- _Objective_
Note each line that includes the word "page". Copy those lines.

[Entries with chart source code]
****
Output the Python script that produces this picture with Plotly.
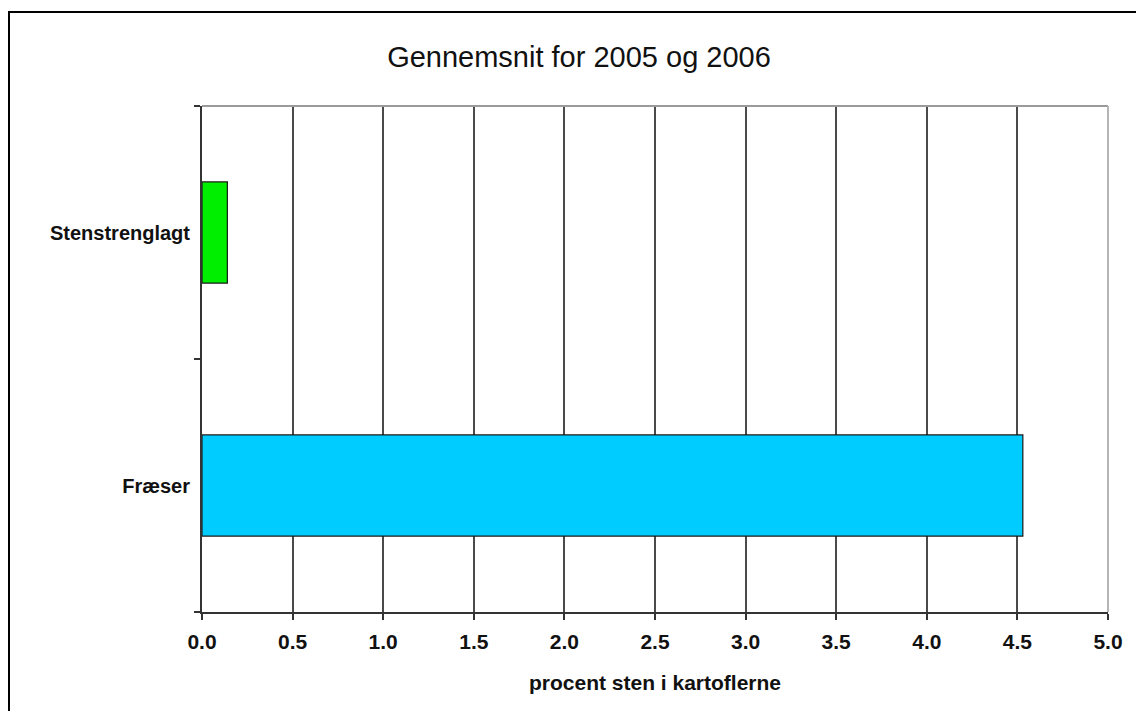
import plotly.graph_objects as go

categories = ["Fræser", "Stenstrenglagt"]
values = [4.53, 0.14]
bar_colors = ["#00CCFF", "#00EE00"]

title_text = "Gennemsnit for 2005 og 2006"
x_title = "procent sten i kartoflerne"
x_ticks = [0.0, 0.5, 1.0, 1.5, 2.0, 2.5, 3.0, 3.5, 4.0, 4.5, 5.0]

W, H = 1136, 711
L, R, T, B = 202, 28, 106, 99

fig = go.Figure()
fig.add_trace(go.Bar(
    y=categories, x=values, orientation="h",
    marker=dict(color=bar_colors, line=dict(color="#1a1a1a", width=1.2)),
    width=0.4, hoverinfo="x+y",
))

def px_x(px):
    return (px - L) / (W - L - R)

def px_y(py):
    return (H - B - py) / (H - T - B)

fig.update_layout(
    width=W, height=H,
    margin=dict(l=L, r=R, t=T, b=B),
    paper_bgcolor="white", plot_bgcolor="white",
    showlegend=False,
    font=dict(family="Liberation Sans, Arial, sans-serif", color="black"),
    title=dict(text=title_text, x=px_x(579), xref="paper", xanchor="center",
               y=1 - 57 / H, yanchor="middle", yref="container",
               font=dict(size=29, family="Liberation Sans, Arial, sans-serif", color="#111")),
    xaxis=dict(
        range=[0, 5], tickvals=x_ticks, ticktext=[f"{v:.1f}" for v in x_ticks],
        showgrid=True, gridcolor="#4a4a4a", gridwidth=2,
        zeroline=False, showline=True, linecolor="#333333", linewidth=2,
        ticks="outside", ticklen=6, tickwidth=2, tickcolor="#333333",
        tickfont=dict(size=21, weight="bold", color="#111"),
        ticklabelstandoff=4,
        title=dict(text=x_title, font=dict(size=21, weight="bold", color="#111"), standoff=23),
        fixedrange=True,
    ),
    yaxis=dict(
        categoryorder="array", categoryarray=categories,
        range=[-0.5, 1.5],
        showgrid=False, zeroline=False,
        showline=True, linecolor="#333333", linewidth=2,
        ticks="outside", ticklen=6, tickwidth=2, tickcolor="#333333",
        tickson="boundaries",
        tickfont=dict(size=20, weight="bold", color="#111"),
        ticklabelstandoff=6,
        fixedrange=True,
    ),
    shapes=[
        dict(type="rect", xref="paper", yref="paper",
             x0=px_x(9), x1=px_x(1160), y0=px_y(740), y1=px_y(12),
             line=dict(color="black", width=2), fillcolor="rgba(0,0,0,0)", layer="below"),
        dict(type="line", xref="paper", yref="paper", x0=0, x1=1, y0=1, y1=1,
             line=dict(color="#9a9a9a", width=2)),
        dict(type="line", xref="paper", yref="paper", x0=1, x1=1, y0=0, y1=1,
             line=dict(color="#b5b5b5", width=2)),
    ],
)

fig.write_html("out.html")
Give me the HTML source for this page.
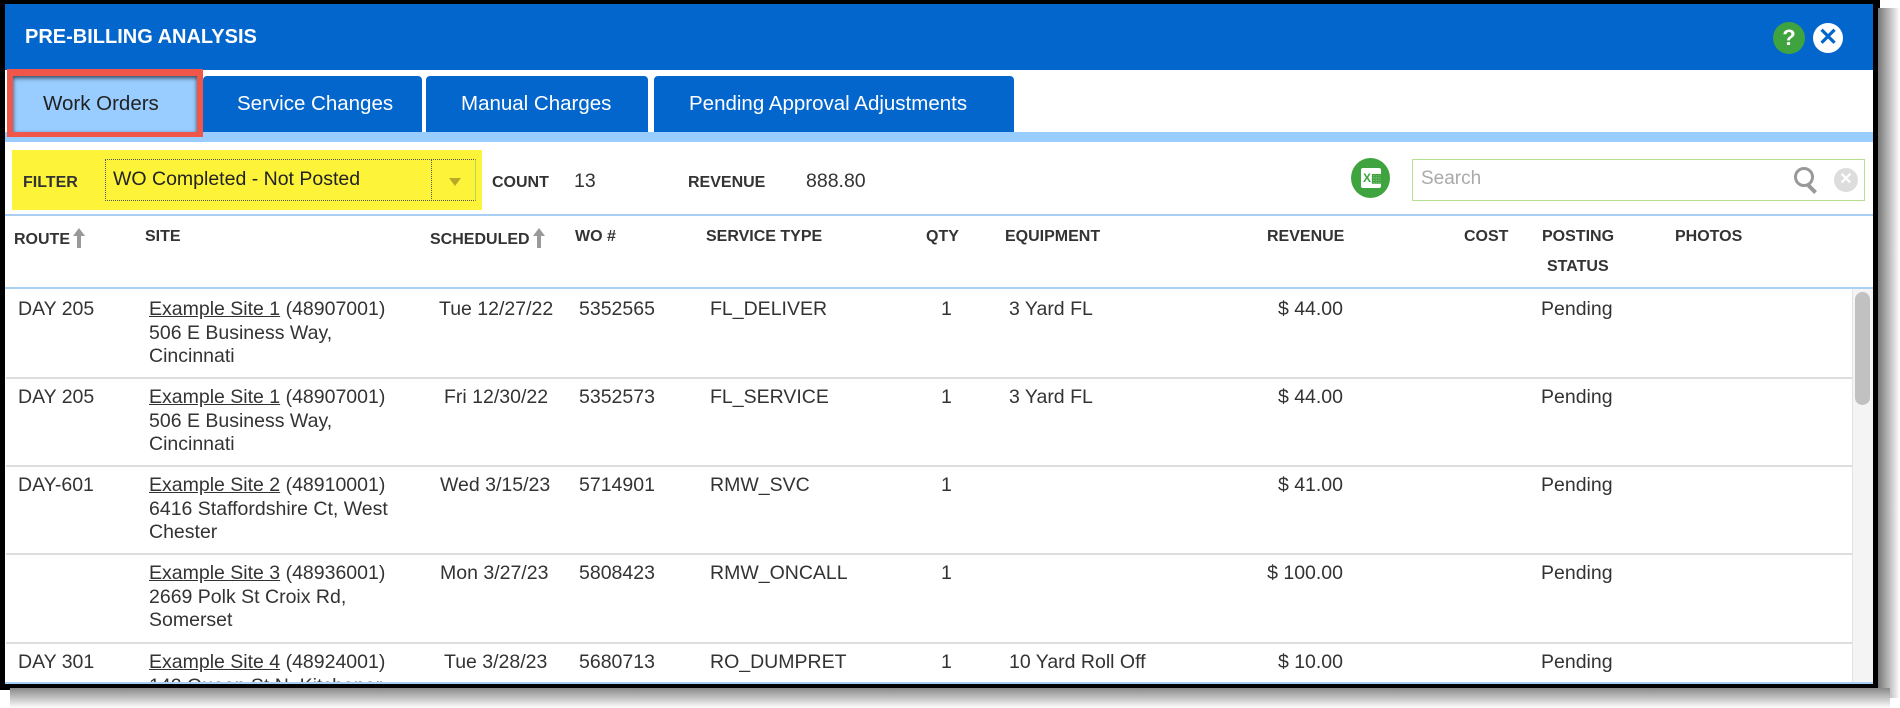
<!DOCTYPE html>
<html><head><meta charset="utf-8"><style>
*{margin:0;padding:0;box-sizing:border-box}
body{width:1900px;height:708px;background:#fff;position:relative;overflow:hidden;font-family:"Liberation Sans",Arial,sans-serif;color:#333}
.a{position:absolute;white-space:nowrap}
.h{font-weight:bold;font-size:16px;color:#333}
.c{font-size:19.5px;color:#333}
.t{font-size:20.5px}
.u{text-decoration:underline}
.sep{position:absolute;left:6px;width:1846px;height:2px;background:#ddd}
.ar{display:inline-block;position:relative;width:12px;height:20px;vertical-align:-4px;margin-left:3px}
.ar:before{content:"";position:absolute;left:0;top:0;border-left:6px solid transparent;border-right:6px solid transparent;border-bottom:8px solid #999}
.ar:after{content:"";position:absolute;left:4px;top:7px;width:4px;height:13px;background:#999}
</style></head><body>
<div class="a" style="left:0;top:0;width:1880px;height:690px;background:#000"></div>
<div class="a" style="left:1878px;top:8px;width:22px;height:690px;background:linear-gradient(to right,#777,#fff)"></div>
<div class="a" style="left:10px;top:688px;width:1880px;height:20px;background:linear-gradient(to bottom,#888,#fff)"></div>
<div class="a" style="left:5px;top:4px;width:1868px;height:680px;background:#fff"></div>
<div class="a" style="left:5px;top:4px;width:1868px;height:66px;background:#0366cc"></div>
<div class="a" style="left:25px;top:26px;color:#fff;font-weight:bold;font-size:20px">PRE-BILLING ANALYSIS</div>
<div class="a" style="left:1773px;top:22px;width:32px;height:32px;border-radius:50%;background:#3fa33f;color:#fff;font-weight:bold;font-size:22px;text-align:center;line-height:32px">?</div>
<div class="a" style="left:1813px;top:23px;width:30px;height:30px;border-radius:50%;background:#fff;color:#0366cc;font-weight:bold;font-size:24px;text-align:center;line-height:30px">✕</div>
<div class="a" style="left:5px;top:132px;width:1868px;height:10px;background:#99ccff"></div>
<div class="a" style="left:7px;top:69px;width:196px;height:68px;background:#f0574a"></div>
<div class="a" style="left:13px;top:76px;width:184px;height:56px;background:#99ccff;box-shadow:0 2px 4px #345 inset"></div>
<div class="a c t" style="left:43px;top:92px;color:#222">Work Orders</div>
<div class="a" style="left:203px;top:76px;width:219px;height:56px;background:#0366cc;border-radius:4px 4px 0 0"></div>
<div class="a c t" style="left:237px;top:92px;color:#fff">Service Changes</div>
<div class="a" style="left:426px;top:76px;width:222px;height:56px;background:#0366cc;border-radius:4px 4px 0 0"></div>
<div class="a c t" style="left:461px;top:92px;color:#fff">Manual Charges</div>
<div class="a" style="left:654px;top:76px;width:360px;height:56px;background:#0366cc;border-radius:4px 4px 0 0"></div>
<div class="a c t" style="left:689px;top:92px;color:#fff">Pending Approval Adjustments</div>
<div class="a" style="left:12px;top:150px;width:470px;height:60px;background:#fdf43a"></div>
<div class="a h" style="left:23px;top:174px">FILTER</div>
<div class="a" style="left:105px;top:159px;width:371px;height:42px;border:1px dotted #555;border-right:1px solid #bcd35a"></div>
<div class="a" style="left:431px;top:159px;width:1px;height:42px;border-left:1px dotted #555"></div>
<div class="a c" style="left:113px;top:168px;color:#222">WO Completed - Not Posted</div>
<div class="a" style="left:449px;top:178px;width:0;height:0;border-left:6px solid transparent;border-right:6px solid transparent;border-top:8px solid #b9a827"></div>
<div class="a h" style="left:492px;top:174px">COUNT</div>
<div class="a c" style="left:574px;top:170px">13</div>
<div class="a h" style="left:688px;top:174px">REVENUE</div>
<div class="a c" style="left:806px;top:170px">888.80</div>
<div class="a" style="left:1351px;top:158px;width:39px;height:40px;border-radius:50%;background:#3fa33f"></div>
<div class="a" style="left:1361px;top:168px;width:20px;height:20px;background:#fff;border-radius:2px;color:#3fa33f;font-size:12px;font-weight:bold;line-height:20px;padding-left:2px">X▦</div>
<div class="a" style="left:1412px;top:159px;width:453px;height:42px;border:1px solid #b7e08e"></div>
<div class="a" style="left:1421px;top:168px;font-size:19px;color:#aaa">Search</div>
<div class="a" style="left:1794px;top:167px;width:20px;height:20px;border:3px solid #999;border-radius:50%"></div>
<div class="a" style="left:1810px;top:184px;width:4px;height:10px;background:#999;transform:rotate(-45deg)"></div>
<div class="a" style="left:1834px;top:168px;width:24px;height:24px;border-radius:50%;background:#ddd;color:#fff;font-size:16px;text-align:center;line-height:24px;font-weight:bold">✕</div>
<div class="a" style="left:5px;top:214px;width:1868px;height:2px;background:#a9cff5"></div>
<div class="a" style="left:5px;top:287px;width:1868px;height:2px;background:#a9cff5"></div>
<div class="a h" style="left:14px;top:228px">ROUTE<span class="ar"></span></div>
<div class="a h" style="left:145px;top:228px">SITE</div>
<div class="a h" style="left:430px;top:228px">SCHEDULED<span class="ar"></span></div>
<div class="a h" style="left:575px;top:228px">WO #</div>
<div class="a h" style="left:706px;top:228px">SERVICE TYPE</div>
<div class="a h" style="left:926px;top:228px">QTY</div>
<div class="a h" style="left:1005px;top:228px">EQUIPMENT</div>
<div class="a h" style="left:1267px;top:228px">REVENUE</div>
<div class="a h" style="left:1464px;top:228px">COST</div>
<div class="a h" style="left:1542px;top:228px">POSTING</div>
<div class="a h" style="left:1547px;top:258px">STATUS</div>
<div class="a h" style="left:1675px;top:228px">PHOTOS</div>
<div class="a" style="left:1852px;top:289px;width:21px;height:395px;background:#f4f4f4;border-left:1px solid #e3e3e3"></div>
<div class="a" style="left:1855px;top:292px;width:15px;height:113px;background:#c1c1c1;border-radius:8px"></div>
<div class="sep" style="top:377px"></div>
<div class="sep" style="top:465px"></div>
<div class="sep" style="top:553px"></div>
<div class="sep" style="top:642px"></div>
<div class="a" style="left:5px;top:682px;width:1868px;height:2px;background:#a9cff5"></div>

<div class="a c" style="left:18px;top:298px">DAY 205</div>
<div class="a c" style="left:149px;top:298px;line-height:23.5px"><span class="u">Example Site 1</span> (48907001)<br>506 E Business Way,<br>Cincinnati</div>
<div class="a c" style="left:439px;top:298px">Tue 12/27/22</div>
<div class="a c" style="left:579px;top:298px">5352565</div>
<div class="a c" style="left:710px;top:298px">FL_DELIVER</div>
<div class="a c" style="left:941px;top:298px">1</div>
<div class="a c" style="left:1009px;top:298px">3 Yard FL</div>
<div class="a c" style="left:1262px;top:298px;width:81px;text-align:right">$ 44.00</div>
<div class="a c" style="left:1541px;top:298px">Pending</div>

<div class="a c" style="left:18px;top:386px">DAY 205</div>
<div class="a c" style="left:149px;top:386px;line-height:23.5px"><span class="u">Example Site 1</span> (48907001)<br>506 E Business Way,<br>Cincinnati</div>
<div class="a c" style="left:444px;top:386px">Fri 12/30/22</div>
<div class="a c" style="left:579px;top:386px">5352573</div>
<div class="a c" style="left:710px;top:386px">FL_SERVICE</div>
<div class="a c" style="left:941px;top:386px">1</div>
<div class="a c" style="left:1009px;top:386px">3 Yard FL</div>
<div class="a c" style="left:1262px;top:386px;width:81px;text-align:right">$ 44.00</div>
<div class="a c" style="left:1541px;top:386px">Pending</div>

<div class="a c" style="left:18px;top:474px">DAY-601</div>
<div class="a c" style="left:149px;top:474px;line-height:23.5px"><span class="u">Example Site 2</span> (48910001)<br>6416 Staffordshire Ct, West<br>Chester</div>
<div class="a c" style="left:440px;top:474px">Wed 3/15/23</div>
<div class="a c" style="left:579px;top:474px">5714901</div>
<div class="a c" style="left:710px;top:474px">RMW_SVC</div>
<div class="a c" style="left:941px;top:474px">1</div>
<div class="a c" style="left:1262px;top:474px;width:81px;text-align:right">$ 41.00</div>
<div class="a c" style="left:1541px;top:474px">Pending</div>

<div class="a c" style="left:149px;top:562px;line-height:23.5px"><span class="u">Example Site 3</span> (48936001)<br>2669 Polk St Croix Rd,<br>Somerset</div>
<div class="a c" style="left:440px;top:562px">Mon 3/27/23</div>
<div class="a c" style="left:579px;top:562px">5808423</div>
<div class="a c" style="left:710px;top:562px">RMW_ONCALL</div>
<div class="a c" style="left:941px;top:562px">1</div>
<div class="a c" style="left:1232px;top:562px;width:111px;text-align:right">$ 100.00</div>
<div class="a c" style="left:1541px;top:562px">Pending</div>

<div style="position:absolute;left:5px;top:644px;width:1847px;height:38px;overflow:hidden">
<div class="a c" style="left:13px;top:7px">DAY 301</div>
<div class="a c" style="left:144px;top:7px;line-height:23.5px"><span class="u">Example Site 4</span> (48924001)<br>142 Queen St N, Kitchener</div>
<div class="a c" style="left:439px;top:7px">Tue 3/28/23</div>
<div class="a c" style="left:574px;top:7px">5680713</div>
<div class="a c" style="left:705px;top:7px">RO_DUMPRET</div>
<div class="a c" style="left:936px;top:7px">1</div>
<div class="a c" style="left:1004px;top:7px">10 Yard Roll Off</div>
<div class="a c" style="left:1257px;top:7px;width:81px;text-align:right">$ 10.00</div>
<div class="a c" style="left:1536px;top:7px">Pending</div>
</div>
</body></html>
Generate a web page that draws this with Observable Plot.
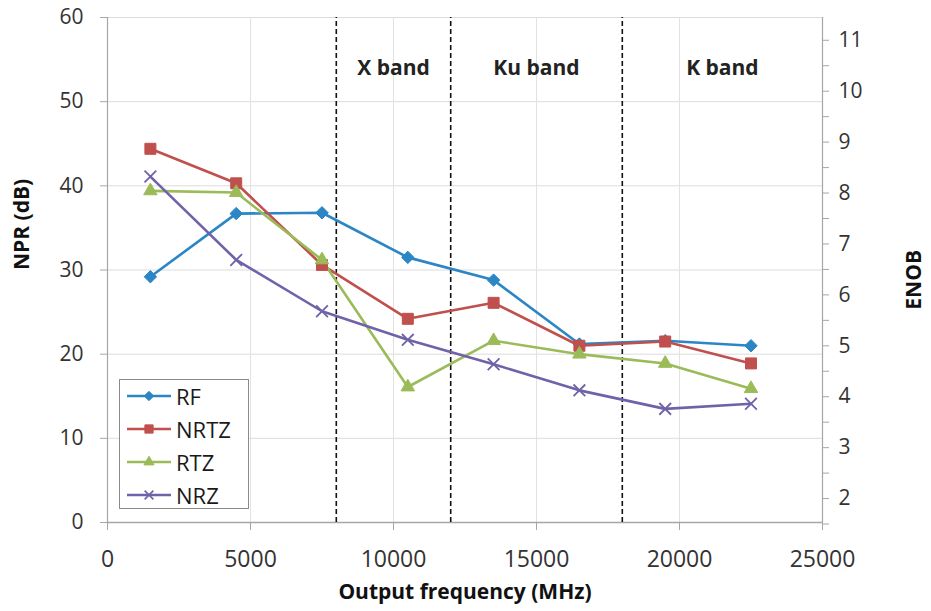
<!DOCTYPE html>
<html>
<head>
<meta charset="utf-8">
<script src="https://cdn.jsdelivr.net/npm/d3@7"></script>
<script src="https://cdn.jsdelivr.net/npm/@observablehq/plot@0.6"></script>
<style>
  html, body { margin: 0; padding: 0; background: #fff; }
  #wrap { position: relative; width: 931px; height: 611px; font-family: "Open Sans", sans-serif; }
  #legend { position: absolute; left: 119px; top: 379px; width: 130px; height: 130px; background: #fff;
            border: 1px solid #8a8a8a; box-sizing: border-box; }
  .entry { position: absolute; left: 6px; height: 30px; display: flex; align-items: center; font-size: 22px; color: #1a1a1a; }
  .entry svg { margin-right: 4px; }
</style>
</head>
<body>
<div id="wrap"><div id="legend"></div></div>
<script>
// ---- data ----
const freqs = [1500, 4500, 7500, 10500, 13500, 16500, 19500, 22500];
const seriesNames = ["RF", "NRTZ", "RTZ", "NRZ"];
const rf   = [29.2, 36.7, 36.8, 31.5, 28.8, 21.2, 21.6, 21.0];
const nrtz = [44.4, 40.3, 30.6, 24.2, 26.1, 21.0, 21.5, 18.9];
const rtz  = [39.4, 39.2, 31.2, 16.1, 21.6, 20.0, 18.9, 15.9];
const nrz  = [41.1, 31.2, 25.1, 21.7, 18.8, 15.7, 13.5, 14.1];
const xTicks = [0, 5000, 10000, 15000, 20000, 25000];
const yTicks = [0, 10, 20, 30, 40, 50, 60];
const enobTicks = [2, 3, 4, 5, 6, 7, 8, 9, 10, 11];
const enobMinor = [1.5, 2.5, 3.5, 4.5, 5.5, 6.5, 7.5, 8.5, 9.5, 10.5];
const bandEdges = [8000, 12000, 18000];
const bandLabels = ["X band", "Ku band", "K band"];
const bandCenters = [10000, 15000, 21500];
const bandLabelY = 54;
// ENOB axis relation to NPR axis: NPR = (ENOB - 1.53) * 6.05
const enobAtZero = 1.53, dbPerBit = 6.05;

// ---- build ----
const valuesBySeries = {RF: rf, NRTZ: nrtz, RTZ: rtz, NRZ: nrz};
const table = seriesNames.flatMap(s => freqs.map((f, i) => ({series: s, f, v: valuesBySeries[s][i]})));
const toNPR = e => (e - enobAtZero) * dbPerBit;
const fromNPR = d => d / dbPerBit + enobAtZero;

const style = {
  RF:   {color: "#2a86c4", symbol: "diamond2", r: 5.6, fill: true},
  NRTZ: {color: "#c0504d", symbol: "square", r: 6.2, fill: true},
  RTZ:  {color: "#9bbb59", symbol: "triangle", r: 5.0, fill: true},
  NRZ:  {color: "#7062a8", symbol: "times", r: 5.4, fill: false}
};

const axisGray = "#a6a6a6";
const marks = [
  Plot.gridY(yTicks.filter(d => d > 0), {stroke: "#dcdcdc", strokeOpacity: 1}),
  Plot.gridX(xTicks.filter(d => d > 0 && d < 25000), {stroke: "#e2e2e2", strokeOpacity: 1}),
  Plot.ruleX([0, 25000], {stroke: axisGray, strokeWidth: 1.2}),
  Plot.ruleY([0], {stroke: axisGray, strokeWidth: 1.5}),
  Plot.axisX(xTicks, {tickSize: 8, tickPadding: 20, fontSize: 23, stroke: axisGray, fill: "#333", label: null, tickFormat: d => String(d)}),
  Plot.axisY(yTicks, {anchor: "left", tickSize: 7, tickPadding: 17, fontSize: 21, stroke: axisGray, fill: "#333", label: null}),
  Plot.axisY(enobTicks.map(toNPR), {anchor: "right", tickSize: 6, tickPadding: 10, fontSize: 21, stroke: axisGray, fill: "#333",
    tickFormat: d => String(Math.round(fromNPR(d))), label: null}),
  Plot.axisY(enobMinor.map(toNPR), {anchor: "right", tickSize: 6, stroke: axisGray, tickFormat: () => "", label: null}),
  Plot.ruleX(bandEdges, {y1: 0, y2: 60, stroke: "#111", strokeWidth: 1.6, strokeDasharray: "5,3"}),
  Plot.text(bandLabels, {x: (d, i) => bandCenters[i], y: bandLabelY, text: d => d, fontSize: 21, fontWeight: "bold", fill: "#222"}),
];
for (const s of seriesNames) {
  const st = style[s];
  marks.push(Plot.line(table.filter(d => d.series === s), {x: "f", y: "v", stroke: st.color, strokeWidth: 2.6}));
}
for (const s of seriesNames) {
  const st = style[s];
  marks.push(Plot.dot(table.filter(d => d.series === s), {x: "f", y: "v", symbol: st.symbol, r: st.r,
    fill: st.fill ? st.color : "none", stroke: st.color, strokeWidth: st.fill ? 1 : 1.8}));
}
marks.push(
  Plot.text(["NPR (dB)"], {frameAnchor: "left", dx: -85, rotate: -90, fontSize: 21, fontWeight: "bold", fill: "#111"}),
  Plot.text(["ENOB"], {frameAnchor: "right", dx: 92, dy: -20, rotate: -90, fontSize: 21, fontWeight: "bold", fill: "#111"}),
  Plot.text(["Output frequency (MHz)"], {frameAnchor: "bottom", dy: 76, fontSize: 21, fontWeight: "bold", fill: "#111"})
);

const chart = Plot.plot({
  width: 931, height: 611,
  marginLeft: 107, marginRight: 109, marginTop: 17, marginBottom: 89,
  x: {domain: [0, 25000]},
  y: {domain: [0, 60]},
  style: {fontFamily: "'Open Sans', sans-serif", background: "#fff", overflow: "visible"},
  marks
});
const wrap = document.getElementById("wrap");
wrap.insertBefore(chart, wrap.firstChild);

// legend
const legend = document.getElementById("legend");
seriesNames.forEach((s, i) => {
  const st = style[s];
  const div = document.createElement("div");
  div.className = "entry";
  div.style.top = (1 + i * 33) + "px";
  const symMap = {diamond2: d3.symbolDiamond2, square: d3.symbolSquare, triangle: d3.symbolTriangle, times: d3.symbolTimes};
  const scale = 0.75;
  const path = d3.symbol(symMap[st.symbol], Math.PI * (st.r * scale) ** 2)();
  div.innerHTML = `<svg width="46" height="30"><line x1="1" x2="45" y1="15" y2="15" stroke="${st.color}" stroke-width="2.6"/>` +
    `<path transform="translate(23,15)" d="${path}" fill="${st.fill ? st.color : "none"}" stroke="${st.color}" stroke-width="${st.fill ? 1 : 1.6}"/></svg>` +
    `<span>${s}</span>`;
  legend.appendChild(div);
});
</script>
</body>
</html>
****
- _Answer to this task_
Give me the HTML source for this page.
Generate a web page that draws this with Observable Plot.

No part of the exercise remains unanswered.